In this interview with Microsoft CEO Satya Nadella, it becomes clear that one of the best abilities to possess is the personal and professional intrinsic desire to be a ‘learn-it-all’ instead of a ‘know-it-all’. At Clay we think this is a very interesting way of approaching a company’s culture: Where employees are encouraged to make mistakes resulting in a faster learning curve and a creative mind.
Carol Dweck’s book Mindset, which he initially was reading in regards to his children’s education, has inspired Satya Nadella to look at Microsoft in a different way. Dweck, professor in psychology at Stanford University, states in her book that people with a fixed mindset (the know-it-alls; those who believe that abilities are fixed) are less likely to flourish than those with a growth mindset (the Learn-it-alls; those who believe that abilities can be developed). This is probably the reason why failure is embraced in companies that are performing surprisingly (for some) well.
To become a ‘learn-it-all’ you need to get used to the fact you will be wrong at times and you will make mistakes along the way. You will have to come up with hypothesizes and challenge them by putting them into practice. Unlearning what now is irrelevant and relearning what is, is also a big part of becoming a proper 'learn-it-all'.
Basically you need to grow from a fixed mindset into a growth mindset, you can achieve this by:
Recognizing that annoying voice in your head: Your inner critic
Trust that you have a say in interpreting this inner critic
Choose how to react to challenges and setbacks, try to think ‘I can’ instead of ‘I can’t’
To be able to actually reach your full potential sounds nice. But is this something worth chasing if it isn’t necessarily true? Is anybody ever really capable of reaching their full potential, and by the time they do, wouldn't it be a shame the eagerness to learn most likely would be vanished.

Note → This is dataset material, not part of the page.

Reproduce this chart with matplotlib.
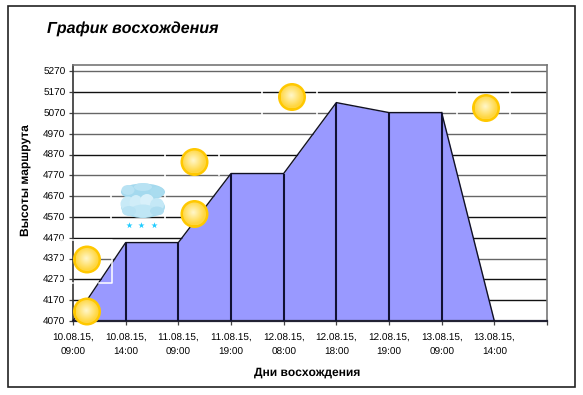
import numpy as np
import matplotlib
matplotlib.use("Agg")
import matplotlib.pyplot as plt
from matplotlib.patches import Rectangle, Circle, Ellipse

W, H = 583, 395
labels = ["10.08.15,\n09:00", "10.08.15,\n14:00", "11.08.15,\n09:00", "11.08.15,\n19:00",
          "12.08.15,\n08:00", "12.08.15,\n18:00", "12.08.15,\n19:00", "13.08.15,\n09:00", "13.08.15,\n14:00"]
heights = [4070, 4447, 4447, 4779, 4779, 5120, 5072, 5072, 4070]
yticks = [4070, 4170, 4270, 4370, 4470, 4570, 4670, 4770, 4870, 4970, 5070, 5170, 5270]
grid_dark = [4170, 4270, 4470, 4570, 4870, 5170]
suns_px = [(87, 311.5), (87, 259.5), (194.5, 214), (194.5, 162), (292, 97), (486, 108)]

plt.rcParams['font.family'] = ['Liberation Sans', 'DejaVu Sans']
plt.rcParams['text.hinting'] = 'no_hinting'
plt.rcParams['text.hinting_factor'] = 1
fig = plt.figure(figsize=(W/100, H/100), dpi=100)
fig.patch.set_facecolor('white')
L, R, T, B = 73, 547, 65, 321
ax = fig.add_axes([L/W, 1-B/H, (R-L)/W, (B-T)/H])
ax.set_xlim(0, 9)
ymin = 4070
ax.set_ylim(ymin, ymin + (B-T)/20.8*100)
x = np.arange(len(heights))
for y in yticks:
    ax.axhline(y, color='#111111' if y in grid_dark else '#666666', lw=1.0, zorder=1)
ax.fill_between(x, heights, ymin, color='#9999ff', lw=0, zorder=2)
ax.plot(x[:-1], heights[:-1], color='#111122', lw=1.0, zorder=3)
ax.plot(x[-2:], heights[-2:], color='#111122', lw=1.0, zorder=3)
ax.vlines(x[1:-1], ymin, heights[1:-1], color='#111133', lw=1.5, zorder=3)
ax.set_xticks(np.arange(0, 10))
ax.set_xticklabels(labels + [""], fontsize=7, linespacing=1.65)
ax.set_yticks(yticks)
ax.set_yticklabels([str(v) for v in yticks], fontsize=7, va='center_baseline')
ax.tick_params(axis='both', length=3, width=0.9, color='#444444', pad=2.5)
ax.tick_params(axis='x', pad=6)
for s in ['top', 'right', 'left']:
    ax.spines[s].set_color('#777777'); ax.spines[s].set_linewidth(1.2)
ax.spines['left'].set_color('#333333')
ax.spines['bottom'].set_color('#222233'); ax.spines['bottom'].set_linewidth(1.6)

# overlay in pixel coordinates
ov = fig.add_axes([0, 0, 1, 1], facecolor='none')
ov.set_xlim(0, W); ov.set_ylim(H, 0); ov.axis('off')
ov.add_patch(Rectangle((7.5, 5.5), 567.5, 381, fill=False, ec='#222222', lw=1.2))

def sun(cx, cy, r=14):
    ov.add_patch(Circle((cx, cy), r, fc='#ffc800', ec='none', zorder=5))
    n = 60
    yy, xx = np.mgrid[-1:1:n*1j, -1:1:n*1j]
    d = np.clip(np.hypot(xx+0.1, yy+0.1), 0, 1)[..., None]
    c0 = np.array([1.0, 0.97, 0.80]); c1 = np.array([1.0, 0.84, 0.25])
    img = c0*(1-d) + c1*d
    im = ov.imshow(img, extent=(cx-r+2.5, cx+r-2.5, cy+r-2.5, cy-r+2.5), zorder=6, aspect='auto', interpolation='bilinear')
    im.set_clip_path(Circle((cx, cy), r-2.5, transform=ov.transData))

for p in suns_px:
    sun(*p)
ov.set_xlim(0, W); ov.set_ylim(H, 0)

# white outline left by the pasted icons (over grid and fill)
ov.plot([59, 111.5, 111.5, 99], [239.5, 239.5, 283, 283], color='white', lw=1.1, zorder=4)
ov.plot([59, 73], [283, 283], color='white', lw=1.1, zorder=4)
ov.plot([59, 59], [240, 283], color='white', lw=0.9, zorder=4)
# small gaps in gridlines at the edges of icon boxes
for gx, y0, y1 in [(111, 185, 222), (165, 148, 232), (219, 148, 175), (262, 85, 115),
                   (317, 85, 115), (457, 88, 118), (510, 88, 118)]:
    ov.plot([gx, gx], [y0, y1], color='white', lw=1.2, zorder=1.5)

# snow cloud
cloud = [(143, 192, 44, 17, '#a4d9ee'), (128, 190, 13, 10, '#b8e2f3'), (143, 187, 18, 8, '#b8e2f3'),
         (157, 192, 14, 11, '#a9dcef'),
         (143, 207, 44, 22, '#a9dcef'), (128, 204, 15, 15, '#c8eaf7'), (136, 203, 13, 16, '#d0edf8'),
         (147, 201, 14, 14, '#d8f0fa'), (157, 205, 14, 14, '#c4e8f6'), (143, 211, 26, 13, '#bfe6f5'),
         (129, 211, 14, 10, '#b8e2f3'), (157, 211, 14, 9, '#aeddf0')]
for (cx, cy, w, h, col) in cloud:
    ov.add_patch(Ellipse((cx, cy), w, h, fc=col, ec='none', zorder=5))
ov.scatter([128.5, 141, 154], [225, 225, 225], marker='*', s=22, color='#20ccff', lw=0, zorder=5)

fig.text(47/W, 1-28.5/H, "График восхождения", fontsize=11.7, fontweight='bold', fontstyle='italic', va='center')
fig.text(307/W, 1-373/H, "Дни восхождения", fontsize=8.8, fontweight='bold', ha='center', va='center')
fig.text(25/W, 1-180/H, "Высоты маршрута", fontsize=8.8, fontweight='bold', rotation=90, ha='center', va='center')
fig.savefig('out.png', dpi=100)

Trying to have the outlook of a student at all times rather than an expert is a smart and healthy mental state of living to pursue. Pretending to know it all can set you up for failure in the long run, and is by all means exhausting. You will trick your brain into believing it’s already filled with all the necessary knowledge, and that learning is completely off the table.
Always keep learning and therefore evolving, professional as well as personal, so you automatically lift everyone around you to a higher level.
At Clay we all are 'learn-it-all’s': We are encouraged to ask questions and not to take the easy road just because it’s paved.